A few readers have indicated to me that my recent series of posts on the problematic use of Bayes Theorem for assessing “historical claims” have failed to make their intended point.
Hopefully here I can succinctly explain why Bayes cannot help us decide whether Christianity began with a historical Jesus.
Reason #1: If our question is simply, Did Jesus Exist? then it is meaningless. What is of interest is the question of how Christianity originated. What might Jesus have done that gave birth to the Christian religion? What did others do during the time of Jesus or after him that shaped or established Christianity? Those are the meaningful questions. Simply saying Jesus did or did not exist is somewhat pointless — unless, perhaps, one wants a negative answer in order to irritate believers.
Reason #2: If by using Bayes one concludes that Jesus “probably did not exist” then again, we have to ask, So what? If it appears unlikely that he existed then after weighing up the probabilities on the basis of the various strands of data, that tells the historian nothing useful at all. Simply saying that Jesus fits the pattern of mythical persons, if that’s where Bayesian inference leads, does not answer the question of whether he existed or not. Simply saying that there is, say, an 80% chance he did not exist still leaves open the possibility that he did exist. So what has been achieved? Nothing useful for the historian at all. Likewise, calculating that there is an 80% chance that he did exist would still leave open the possibility that he did not. The historian is no better off with either result.

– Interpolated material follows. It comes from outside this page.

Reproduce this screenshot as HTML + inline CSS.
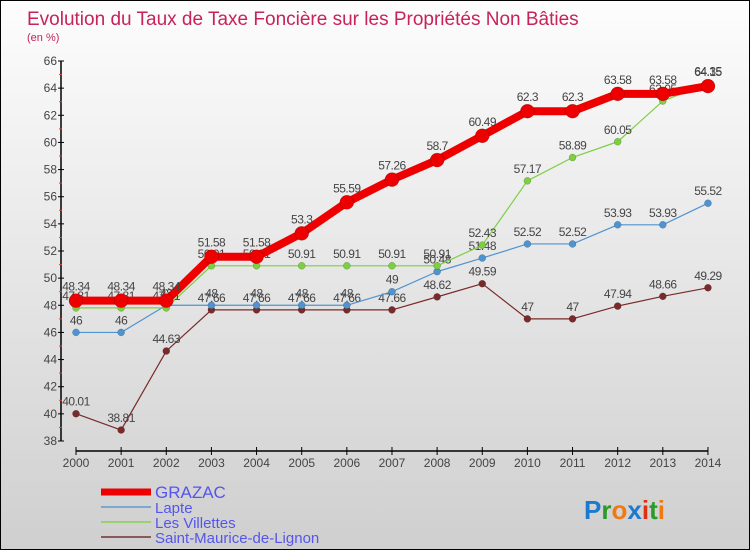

I suspect King Philip II of Spain saw the odds of his Spanish Armada crushing the English fleet as overwhelmingly high. The odds against an event happening are irrelevant are irrelevant if they happen. And many times the unexpected and “out of the blue” does happen in history. That they may have been judged to have been unlikely at the time makes no difference to the fact that they happened and are part of the historical record.
Most historical events are “unlikely” or unforeseen until after they happen. After they happen commentators and the rest of us can see how “inevitable” they were. We can always predict what will happen after it happens. Carrier’s mythicist hypothesis can predict the type of evidence the historian will find after the hypothesis was originally formulated on the basis of that evidence. One might look at any number of events in the past and ask, What was the likelihood of X happening? The chances that I will be struck by lightning are very slim indeed. But if I were to be struck by lightning this weekend — stormy weather appears to be approaching — the odds against it happening will mean absolutely nothing against the fact (fingers crossed it won’t be a fact) that it “happened”! Odds against something happening are meaningless when investigating “what did happen”.
We don’t need Bayesian calculations to decide whether there was a Roman empire, or whether its emperors were worshiped as deities, or whether the Roman power destroyed the Jewish temple in 70 CE. The kind of evidence we have for the “raw facts” of the past, including who lived and who did what, are grounded in the same kinds of judgments we make in testing the authenticity of modern claims, whether they be events reported in the news or checking the reliability of advertised claims about a product that interests us. Some of us are less careful with respect to such matters than is healthy and easily believe false claims, present and past. When a historian is interested in whether “new facts” can be dug up to throw new light on a question, it is to the archives, to official records, to diaries and letters and reports of various kinds that they turn. These are tested for authenticity and reliability. If there is doubt about any detail it is more likely to find its way into publication by way of a footnote — with its questionable status clearly noted.
The only justifiable approach to reconstructing Christian origins is to build on the sources we have and on what we know about them — not on what we surmise about them. That approach will not allow us to join in the games of imagining what Jesus and his followers may have done. (We have stories of Jesus and we cannot assume — without justification that would pass the test in any other field of sound empirical inquiry — that they must be based on true events.) We will not have the wealth of details we would like if we avoid make-believe games. But the professional will not apologize for tailoring the question and scope of inquiry to accord with the extent and nature of the source material.
Sure, there is room for Bayesian probability when it comes to drawing certain kinds of inferences from archaeological data or for comparing the likelihood of competing hypotheses, but claiming that so-and-so did or did not exist is by itself a rather meaningless exercise for the reason I stated above.
(See also the section of my earlier post pointing out that not even postmodernist historians work with “what probably happened“.)
To address one specific point I referred to in my recent series: It may well be that one can find in literature more mythical persons who fit a Rank-Raglan hero type, but that is irrelevant to the fact that some historical persons did resurface in later literature wearing Rank-Raglan features (born of a virgin, died on a hill, etc). But even Raglan himself understood that the historicity of a figure was unrelated to the fact that fanciful tales were later told about him or her. If Jesus scores more highly than other historical figures on the R-R scale, so be it: such a “fact” would have no bearing whatever on whether or not he might have been historical. Ask Raglan himself.